Tak, tragedia zaczęła się jeszcze w powietrzu, gdy przestało działać zasilanie elektryczne.

* Zgłaszają się do zespołu parlamentarnego, którym Pan kieruje, renomowane firmy światowe, zajmujące się badaniem katastrof lotniczych. Dlaczego tak się zaangażowały w wyjaśnienie tej sprawy?

To pokazuje, jak poważnie światowe ośrodki badające katastrofy samolotowe traktują tę tragedię. Gdy zespół parlamentarny upublicznił wyniki badań prof. Nowaczyka i eksperta NASA prof. Biniendy, w Polsce zapanowała cisza. Żadne media – poza telewizją Trwam i „Gazetą Polską” – nie podjęły tematu. W świecie ekspertów i profesjonalistów w USA wręcz wrze na ten temat. W środowiskach tych istnieje bowiem świadomość konieczności zbadania przyczyn katastrofy smoleńskiej, zwłaszcza wobec fałszywych – co już nie ulega wątpliwości – informacji MAK i komisji ministra Millera.

* Dlaczego wcześniej naukowcy światowi nie zajęli się wyjaśnianiem przyczyn tej katastrofy?

Nie badali dotychczas tej katastrofy, ponieważ wersja MAK i ministra Millera była w pełni akceptowana przez polskie władze i żaden ośrodek naukowy w Polsce ich nie oprotestował. Rząd Donalda Tuska nie wnosił zastrzeżeń do ustaleń rosyjskich dotyczących samego przebiegu katastrofy – jedynie je powielił w polskim raporcie. Nikomu na świecie nie przyszło do głowy, że premier kraju, którego prezydent i ogromna część elity państwa zginęli w katastrofie, może akceptować kłamstwo na temat jej przyczyn. Wyniki badań prof. Nowaczyka i prof. Biniendy ukazały skalę oszustwa niespotykaną w historii badania katastrof lotniczych i były ogromnym wstrząsem dla całego środowiska profesjonalistów i ekspertów.
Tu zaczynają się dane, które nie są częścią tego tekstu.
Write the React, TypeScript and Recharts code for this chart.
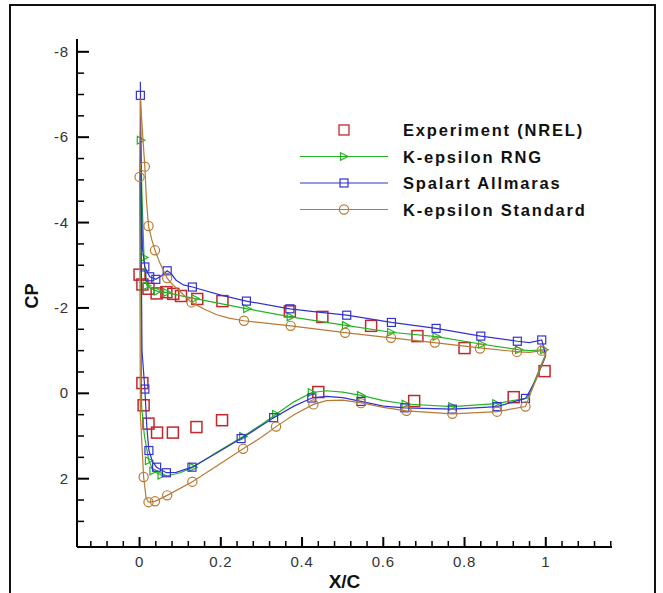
import { Legend, Scatter, ScatterChart, XAxis, YAxis } from 'recharts'

type Pt = { x: number; cp: number }

const toPts = (rows: number[][]): Pt[] => rows.map(([x, cp]) => ({ x, cp }))

// axis ticks
const X_MAJOR = [0, 0.2, 0.4, 0.6, 0.8, 1]
const X_MINOR = [-0.12, -0.08, -0.04, 0.04, 0.08, 0.12, 0.16, 0.24, 0.28, 0.32, 0.36, 0.44, 0.48, 0.52, 0.56, 0.64, 0.68, 0.72, 0.76, 0.84, 0.88, 0.92, 0.96, 1.04, 1.08, 1.12, 1.16]
const Y_MAJOR = [-8, -6, -4, -2, 0, 2]
const Y_MINOR = [-7.5, -7, -6.5, -5.5, -5, -4.5, -3.5, -3, -2.5, -1.5, -1, -0.5, 0.5, 1, 1.5, 2.5, 3]

// Experiment (NREL)
const EXPERIMENT = toPts([
  [0, -2.78], [0.007, -2.55], [0.022, -2.45], [0.042, -2.34], [0.066, -2.37], [0.083, -2.33],
  [0.102, -2.28], [0.142, -2.21], [0.204, -2.16], [0.37, -1.92], [0.45, -1.79], [0.57, -1.58],
  [0.684, -1.34], [0.8, -1.06], [0.997, -0.52],
  [0.007, -0.24], [0.01, 0.28], [0.022, 0.71], [0.043, 0.92], [0.082, 0.92], [0.14, 0.79],
  [0.203, 0.63], [0.44, -0.03], [0.676, 0.18], [0.921, 0.09],
])

// K-epsilon RNG
const RNG_CURVE = toPts([
  [1.0, -0.93], [0.996, -1.02], [0.96, -1.0], [0.934, -1.02], [0.843, -1.15], [0.731, -1.33],
  [0.619, -1.43], [0.508, -1.59], [0.372, -1.79], [0.265, -1.98], [0.2, -2.1], [0.137, -2.22],
  [0.1, -2.29], [0.068, -2.36], [0.045, -2.39], [0.026, -2.46], [0.018, -2.52], [0.013, -2.9],
  [0.011, -3.18], [0.006, -4.6], [0.003, -5.93], [0.002, -6.15], [0.003, -3.0], [0.005, 0.3],
  [0.012, 1.0], [0.023, 1.58], [0.034, 1.82], [0.054, 1.92], [0.069, 1.93], [0.1, 1.86],
  [0.132, 1.73], [0.19, 1.38], [0.255, 1.01], [0.3, 0.73], [0.336, 0.49], [0.38, 0.2],
  [0.424, -0.02], [0.46, -0.06], [0.5, -0.03], [0.545, 0.05], [0.6, 0.17], [0.655, 0.25],
  [0.77, 0.31], [0.878, 0.24], [0.955, 0.11], [0.975, -0.35], [1.0, -0.93],
])
const RNG_MARKERS = toPts([
  [0.003, -5.93], [0.011, -3.18], [0.018, -2.52], [0.045, -2.39], [0.068, -2.36], [0.137, -2.22],
  [0.265, -1.98], [0.372, -1.79], [0.508, -1.59], [0.619, -1.43], [0.731, -1.33], [0.843, -1.15],
  [0.934, -1.02], [0.996, -1.02],
  [0.023, 1.58], [0.034, 1.82], [0.054, 1.92], [0.132, 1.73], [0.255, 1.01], [0.336, 0.49],
  [0.424, -0.02], [0.545, 0.05], [0.655, 0.25], [0.77, 0.31], [0.878, 0.24],
])

// Spalart Allmaras
const SA_CURVE = toPts([
  [1.0, -0.88], [0.99, -1.25], [0.96, -1.19], [0.93, -1.22], [0.84, -1.34], [0.73, -1.52],
  [0.62, -1.66], [0.51, -1.83], [0.44, -1.9], [0.37, -1.98], [0.263, -2.16], [0.2, -2.3],
  [0.13, -2.49], [0.108, -2.54], [0.09, -2.65], [0.078, -2.8], [0.068, -2.87], [0.055, -2.76],
  [0.04, -2.67], [0.025, -2.73], [0.013, -2.96], [0.007, -3.4], [0.004, -5.0], [0.002, -7.3],
  [0.004, -3.5], [0.006, -1.0], [0.013, -0.1], [0.018, 0.8], [0.023, 1.34], [0.032, 1.6],
  [0.042, 1.73], [0.066, 1.86], [0.09, 1.85], [0.129, 1.73], [0.19, 1.4], [0.25, 1.06],
  [0.29, 0.82], [0.33, 0.57], [0.38, 0.3], [0.424, 0.11], [0.46, 0.07], [0.5, 0.1],
  [0.545, 0.19], [0.6, 0.3], [0.653, 0.34], [0.77, 0.37], [0.88, 0.31], [0.95, 0.12],
  [0.975, -0.3], [1.0, -0.88],
])
const SA_MARKERS = toPts([
  [0.002, -6.98], [0.013, -2.96], [0.025, -2.73], [0.04, -2.67], [0.068, -2.87], [0.13, -2.49],
  [0.263, -2.16], [0.37, -1.98], [0.51, -1.83], [0.62, -1.66], [0.73, -1.52], [0.84, -1.34],
  [0.93, -1.22], [0.99, -1.25],
  [0.013, -0.1], [0.023, 1.34], [0.042, 1.73], [0.066, 1.86], [0.129, 1.73], [0.25, 1.06],
  [0.33, 0.57], [0.424, 0.11], [0.545, 0.19], [0.653, 0.34], [0.77, 0.37], [0.88, 0.31],
  [0.95, 0.12],
])

// K-epsilon Standard
const STD_CURVE = toPts([
  [1.0, -0.9], [0.99, -1.0], [0.96, -0.96], [0.934, -0.97], [0.843, -1.06], [0.731, -1.18],
  [0.619, -1.3], [0.506, -1.42], [0.372, -1.58], [0.257, -1.7], [0.22, -1.76], [0.19, -1.84],
  [0.16, -1.97], [0.128, -2.13], [0.1, -2.38], [0.08, -2.56], [0.068, -2.7], [0.05, -3.05],
  [0.038, -3.35], [0.03, -3.6], [0.022, -3.92], [0.017, -4.5], [0.013, -5.31], [0.008, -6.0],
  [0.002, -6.9], [0.0, -5.07], [0.002, 0.5], [0.01, 1.96], [0.016, 2.45], [0.022, 2.55],
  [0.038, 2.53], [0.068, 2.39], [0.13, 2.07], [0.19, 1.7], [0.255, 1.3], [0.3, 1.03],
  [0.336, 0.78], [0.38, 0.5], [0.428, 0.26], [0.46, 0.17], [0.5, 0.16], [0.55, 0.23],
  [0.6, 0.33], [0.657, 0.41], [0.77, 0.48], [0.88, 0.43], [0.95, 0.31], [0.975, -0.3],
  [1.0, -0.9],
])
const STD_MARKERS = toPts([
  [0.0, -5.07], [0.013, -5.31], [0.022, -3.92], [0.038, -3.35], [0.068, -2.7], [0.128, -2.13],
  [0.257, -1.7], [0.372, -1.58], [0.506, -1.42], [0.619, -1.3], [0.727, -1.19], [0.838, -1.05],
  [0.929, -0.97], [0.99, -1.0],
  [0.01, 1.96], [0.022, 2.55], [0.038, 2.53], [0.068, 2.39], [0.13, 2.07], [0.255, 1.3],
  [0.336, 0.78], [0.428, 0.26], [0.545, 0.23], [0.657, 0.41], [0.77, 0.48], [0.88, 0.43],
  [0.95, 0.31],
])

const X_TICKS = [...X_MINOR, ...X_MAJOR].sort((a, b) => a - b)
const Y_TICKS = [...Y_MINOR, ...Y_MAJOR].sort((a, b) => a - b)

const RED = '#c0282d'
const GREEN = '#22b422'
const BLUE = '#3333d0'
const BROWN = '#b97a34'
const FONT = "'Liberation Sans', Arial, sans-serif"

function squareShape(size: number, color: string, width = 1.4) {
  return (p: any) => (
    <rect x={p.cx - size / 2} y={p.cy - size / 2} width={size} height={size} fill="none" stroke={color} strokeWidth={width} />
  )
}

function triangleShape(color: string) {
  return (p: any) => (
    <polygon
      points={`${p.cx - 3.5},${p.cy - 3.8} ${p.cx + 4},${p.cy} ${p.cx - 3.5},${p.cy + 3.8}`}
      fill="none"
      stroke={color}
      strokeWidth={1.2}
    />
  )
}

function circleShape(color: string) {
  return (p: any) => <circle cx={p.cx} cy={p.cy} r={4.6} fill="none" stroke={color} strokeWidth={1.2} />
}

const noShape = () => <g />

const LEGEND_ROWS = [
  { name: 'Experiment (NREL)', color: RED, line: false, shape: squareShape(10, RED, 1.3) },
  { name: 'K-epsilon RNG', color: GREEN, line: true, shape: triangleShape(GREEN) },
  { name: 'Spalart Allmaras', color: BLUE, line: true, shape: squareShape(8, BLUE, 1.2) },
  { name: 'K-epsilon Standard', color: BROWN, line: true, shape: circleShape(BROWN) },
]

function LegendBox() {
  return (
    <svg width={320} height={110}>
      {LEGEND_ROWS.map((row, i) => {
        const cy = 14 + i * 26.5
        return (
          <g key={row.name}>
            {row.line && <line x1={4} x2={92} y1={cy} y2={cy} stroke={row.color} strokeWidth={1.2} />}
            {row.shape({ cx: 48, cy })}
            <text
              x={107}
              y={cy + 6}
              fontFamily={FONT}
              fontWeight="bold"
              fontSize={16.5}
              letterSpacing={1.8}
              fill="#111"
            >
              {row.name}
            </text>
          </g>
        )
      })}
    </svg>
  )
}

function XTick({ x, y, payload }: any) {
  const major = X_MAJOR.includes(payload.value)
  return (
    <g>
      <line x1={x} x2={x} y1={y} y2={y - (major ? 10 : 6)} stroke="#000" strokeWidth={major ? 2 : 1.5} />
      {major && (
        <text x={x} y={y + 20} textAnchor="middle" fontFamily={FONT} fontSize={15} letterSpacing={0.8} fill="#333">
          {payload.value}
        </text>
      )}
    </g>
  )
}

function YTick({ x, y, payload }: any) {
  const major = Y_MAJOR.includes(payload.value)
  return (
    <g>
      <line x1={x} x2={x + (major ? 12 : 7)} y1={y} y2={y} stroke="#000" strokeWidth={major ? 2 : 1.5} />
      {major && (
        <text x={x - 8} y={y + 5} textAnchor="end" fontFamily={FONT} fontSize={15} letterSpacing={0.8} fill="#333">
          {payload.value}
        </text>
      )}
    </g>
  )
}

export default function App() {
  return (
    <div style={{ position: 'absolute', left: 0, top: 0, width: 663, height: 593, background: '#fff' }}>
      <div
        style={{
          position: 'absolute',
          left: 9,
          top: 4,
          width: 647,
          height: 589,
          boxSizing: 'border-box',
          border: '2px solid #111',
          borderBottom: 'none',
        }}
      />
      <ScatterChart width={663} height={593} margin={{ top: 39, right: 51, bottom: 6, left: 37 }}>
        <XAxis
          type="number"
          dataKey="x"
          domain={[-0.154, 1.163]}
          allowDataOverflow
          ticks={X_TICKS}
          interval={0}
          tickSize={0}
          tickMargin={0}
          tickLine={false}
          axisLine={{ stroke: '#000', strokeWidth: 2 }}
          height={40}
          tick={(p: any) => <XTick {...p} />}
          label={{
            content: ({ viewBox }: any) => (
              <text
                x={viewBox.x + viewBox.width / 2}
                y={viewBox.y + 41}
                textAnchor="middle"
                fontFamily={FONT}
                fontWeight="bold"
                fontSize={19}
                fill="#111"
              >
                X/C
              </text>
            ),
          }}
        />
        <YAxis
          type="number"
          dataKey="cp"
          domain={[-8.3, 3.6]}
          reversed
          allowDataOverflow
          ticks={Y_TICKS}
          interval={0}
          tickSize={0}
          tickMargin={0}
          tickLine={false}
          axisLine={{ stroke: '#000', strokeWidth: 2 }}
          width={40}
          tick={(p: any) => <YTick {...p} />}
          label={{
            content: ({ viewBox }: any) => {
              const cx = viewBox.x - 5
              const cy = viewBox.y + viewBox.height / 2 + 3
              return (
                <text
                  x={cx}
                  y={cy}
                  transform={`rotate(-90 ${cx} ${cy})`}
                  textAnchor="middle"
                  dominantBaseline="central"
                  fontFamily={FONT}
                  fontWeight="bold"
                  fontSize={18}
                  fill="#111"
                >
                  CP
                </text>
              )
            },
          }}
        />
        <Legend
          layout="vertical"
          align="center"
          verticalAlign="middle"
          content={() => <LegendBox />}
          wrapperStyle={{ left: 296, top: 116, width: 320, height: 110 }}
        />
        <Scatter name="Experiment (NREL)" data={EXPERIMENT} shape={squareShape(11, RED, 1.5)} isAnimationActive={false} />
        <Scatter data={RNG_CURVE} line={{ stroke: GREEN, strokeWidth: 1.2 }} lineType="joint" shape={noShape} isAnimationActive={false} />
        <Scatter name="K-epsilon RNG" data={RNG_MARKERS} shape={triangleShape(GREEN)} isAnimationActive={false} />
        <Scatter data={SA_CURVE} line={{ stroke: BLUE, strokeWidth: 1.2 }} lineType="joint" shape={noShape} isAnimationActive={false} />
        <Scatter name="Spalart Allmaras" data={SA_MARKERS} shape={squareShape(8, BLUE, 1.2)} isAnimationActive={false} />
        <Scatter data={STD_CURVE} line={{ stroke: BROWN, strokeWidth: 1.2 }} lineType="joint" shape={noShape} isAnimationActive={false} />
        <Scatter name="K-epsilon Standard" data={STD_MARKERS} shape={circleShape(BROWN)} isAnimationActive={false} />
      </ScatterChart>
    </div>
  )
}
Dlatego ludzie ci podejmują własne badania i oferują nam swoją pomoc, wiedzę, doświadczenie i sprzęt. Światowe instytucje zajmujące się bezpieczeństwem lotów i badaniem katastrof podejmują takie analizy także ze względu na bezpieczeństwo przyszłych lotów i interesy wielkich firm produkujących samoloty.